== Exercise aim ==
Repeat what the lines below say, word for word, and skip every image.

== Available data ==
►

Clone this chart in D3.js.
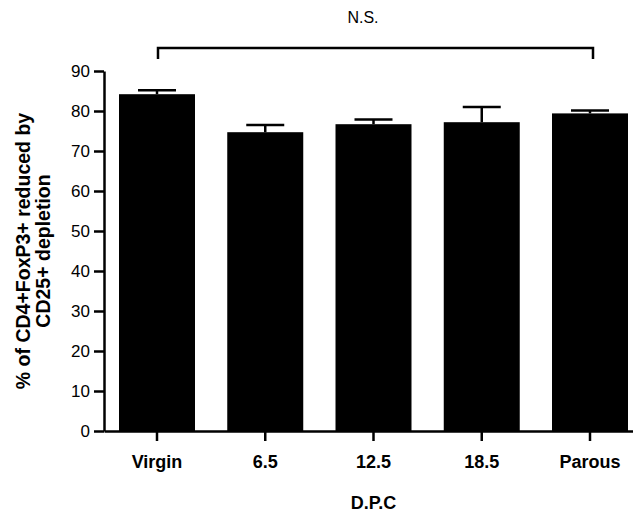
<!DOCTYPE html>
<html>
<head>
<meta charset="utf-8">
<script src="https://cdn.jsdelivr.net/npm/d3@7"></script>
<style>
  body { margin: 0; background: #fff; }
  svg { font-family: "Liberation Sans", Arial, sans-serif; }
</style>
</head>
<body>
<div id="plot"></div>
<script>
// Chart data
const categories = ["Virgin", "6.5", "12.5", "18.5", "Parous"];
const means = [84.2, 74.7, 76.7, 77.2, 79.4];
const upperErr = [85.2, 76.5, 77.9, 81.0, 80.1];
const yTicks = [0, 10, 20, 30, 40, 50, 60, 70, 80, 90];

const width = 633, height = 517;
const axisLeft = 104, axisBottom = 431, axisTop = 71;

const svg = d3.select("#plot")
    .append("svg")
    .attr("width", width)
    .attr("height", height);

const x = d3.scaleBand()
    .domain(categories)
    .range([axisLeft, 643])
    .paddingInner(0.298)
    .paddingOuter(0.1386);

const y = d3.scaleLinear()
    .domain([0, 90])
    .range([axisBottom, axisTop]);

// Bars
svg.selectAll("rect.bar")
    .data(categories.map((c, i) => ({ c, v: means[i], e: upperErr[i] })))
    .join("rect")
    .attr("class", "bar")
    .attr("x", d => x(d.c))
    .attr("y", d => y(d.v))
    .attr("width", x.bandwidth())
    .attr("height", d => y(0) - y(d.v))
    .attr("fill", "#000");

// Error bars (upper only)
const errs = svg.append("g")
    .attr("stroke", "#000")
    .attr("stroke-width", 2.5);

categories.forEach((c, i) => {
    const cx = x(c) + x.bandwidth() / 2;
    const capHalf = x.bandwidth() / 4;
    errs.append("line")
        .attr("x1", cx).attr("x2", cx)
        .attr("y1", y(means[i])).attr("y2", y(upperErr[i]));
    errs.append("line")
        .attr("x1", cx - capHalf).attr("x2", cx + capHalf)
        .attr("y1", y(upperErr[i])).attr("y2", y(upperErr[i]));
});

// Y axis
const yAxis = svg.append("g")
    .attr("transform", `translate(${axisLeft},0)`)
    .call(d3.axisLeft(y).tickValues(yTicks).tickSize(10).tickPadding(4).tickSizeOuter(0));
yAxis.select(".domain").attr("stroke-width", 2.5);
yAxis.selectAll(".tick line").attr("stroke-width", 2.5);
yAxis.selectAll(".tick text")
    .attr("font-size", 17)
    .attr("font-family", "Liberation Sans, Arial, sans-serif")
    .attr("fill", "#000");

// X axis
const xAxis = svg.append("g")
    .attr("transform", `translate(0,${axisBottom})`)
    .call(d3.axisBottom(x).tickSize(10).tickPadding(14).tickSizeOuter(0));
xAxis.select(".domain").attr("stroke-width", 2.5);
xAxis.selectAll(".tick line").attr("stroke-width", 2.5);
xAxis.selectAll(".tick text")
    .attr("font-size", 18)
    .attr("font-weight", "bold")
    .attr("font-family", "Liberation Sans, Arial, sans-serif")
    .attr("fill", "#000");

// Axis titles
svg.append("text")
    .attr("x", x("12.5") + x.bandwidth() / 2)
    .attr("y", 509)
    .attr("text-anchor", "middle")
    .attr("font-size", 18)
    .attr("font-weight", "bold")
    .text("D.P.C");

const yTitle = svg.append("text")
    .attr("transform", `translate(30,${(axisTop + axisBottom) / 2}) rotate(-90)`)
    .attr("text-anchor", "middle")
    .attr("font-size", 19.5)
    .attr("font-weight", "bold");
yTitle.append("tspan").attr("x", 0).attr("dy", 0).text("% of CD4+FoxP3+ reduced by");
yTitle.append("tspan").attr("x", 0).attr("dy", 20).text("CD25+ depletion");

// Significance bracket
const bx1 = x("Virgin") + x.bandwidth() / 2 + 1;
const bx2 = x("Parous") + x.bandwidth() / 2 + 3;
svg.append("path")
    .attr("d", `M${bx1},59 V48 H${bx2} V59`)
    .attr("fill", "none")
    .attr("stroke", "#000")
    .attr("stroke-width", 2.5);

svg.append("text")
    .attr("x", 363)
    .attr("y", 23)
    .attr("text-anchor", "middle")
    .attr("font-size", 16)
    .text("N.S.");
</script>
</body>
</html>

◄

== Result of this task ==
Clone this chart in D3.js.
<!DOCTYPE html>
<html>
<head>
<meta charset="utf-8">
<script src="https://cdn.jsdelivr.net/npm/d3@7"></script>
<style>
  body { margin: 0; background: #fff; }
  svg { font-family: "Liberation Sans", Arial, sans-serif; }
</style>
</head>
<body>
<div id="plot"></div>
<script>
// Chart data
const categories = ["Virgin", "6.5", "12.5", "18.5", "Parous"];
const means = [84.2, 74.7, 76.7, 77.2, 79.4];
const upperErr = [85.2, 76.5, 77.9, 81.0, 80.1];
const yTicks = [0, 10, 20, 30, 40, 50, 60, 70, 80, 90];

const width = 633, height = 517;
const axisLeft = 104, axisBottom = 431, axisTop = 71;

const svg = d3.select("#plot")
    .append("svg")
    .attr("width", width)
    .attr("height", height);

const x = d3.scaleBand()
    .domain(categories)
    .range([axisLeft, 643])
    .paddingInner(0.298)
    .paddingOuter(0.1386);

const y = d3.scaleLinear()
    .domain([0, 90])
    .range([axisBottom, axisTop]);

// Bars
svg.selectAll("rect.bar")
    .data(categories.map((c, i) => ({ c, v: means[i], e: upperErr[i] })))
    .join("rect")
    .attr("class", "bar")
    .attr("x", d => x(d.c))
    .attr("y", d => y(d.v))
    .attr("width", x.bandwidth())
    .attr("height", d => y(0) - y(d.v))
    .attr("fill", "#000");

// Error bars (upper only)
const errs = svg.append("g")
    .attr("stroke", "#000")
    .attr("stroke-width", 2.5);

categories.forEach((c, i) => {
    const cx = x(c) + x.bandwidth() / 2;
    const capHalf = x.bandwidth() / 4;
    errs.append("line")
        .attr("x1", cx).attr("x2", cx)
        .attr("y1", y(means[i])).attr("y2", y(upperErr[i]));
    errs.append("line")
        .attr("x1", cx - capHalf).attr("x2", cx + capHalf)
        .attr("y1", y(upperErr[i])).attr("y2", y(upperErr[i]));
});

// Y axis
const yAxis = svg.append("g")
    .attr("transform", `translate(${axisLeft},0)`)
    .call(d3.axisLeft(y).tickValues(yTicks).tickSize(10).tickPadding(4).tickSizeOuter(0));
yAxis.select(".domain").attr("stroke-width", 2.5);
yAxis.selectAll(".tick line").attr("stroke-width", 2.5);
yAxis.selectAll(".tick text")
    .attr("font-size", 17)
    .attr("font-family", "Liberation Sans, Arial, sans-serif")
    .attr("fill", "#000");

// X axis
const xAxis = svg.append("g")
    .attr("transform", `translate(0,${axisBottom})`)
    .call(d3.axisBottom(x).tickSize(10).tickPadding(14).tickSizeOuter(0));
xAxis.select(".domain").attr("stroke-width", 2.5);
xAxis.selectAll(".tick line").attr("stroke-width", 2.5);
xAxis.selectAll(".tick text")
    .attr("font-size", 18)
    .attr("font-weight", "bold")
    .attr("font-family", "Liberation Sans, Arial, sans-serif")
    .attr("fill", "#000");

// Axis titles
svg.append("text")
    .attr("x", x("12.5") + x.bandwidth() / 2)
    .attr("y", 509)
    .attr("text-anchor", "middle")
    .attr("font-size", 18)
    .attr("font-weight", "bold")
    .text("D.P.C");

const yTitle = svg.append("text")
    .attr("transform", `translate(30,${(axisTop + axisBottom) / 2}) rotate(-90)`)
    .attr("text-anchor", "middle")
    .attr("font-size", 19.5)
    .attr("font-weight", "bold");
yTitle.append("tspan").attr("x", 0).attr("dy", 0).text("% of CD4+FoxP3+ reduced by");
yTitle.append("tspan").attr("x", 0).attr("dy", 20).text("CD25+ depletion");

// Significance bracket
const bx1 = x("Virgin") + x.bandwidth() / 2 + 1;
const bx2 = x("Parous") + x.bandwidth() / 2 + 3;
svg.append("path")
    .attr("d", `M${bx1},59 V48 H${bx2} V59`)
    .attr("fill", "none")
    .attr("stroke", "#000")
    .attr("stroke-width", 2.5);

svg.append("text")
    .attr("x", 363)
    .attr("y", 23)
    .attr("text-anchor", "middle")
    .attr("font-size", 16)
    .text("N.S.");
</script>
</body>
</html>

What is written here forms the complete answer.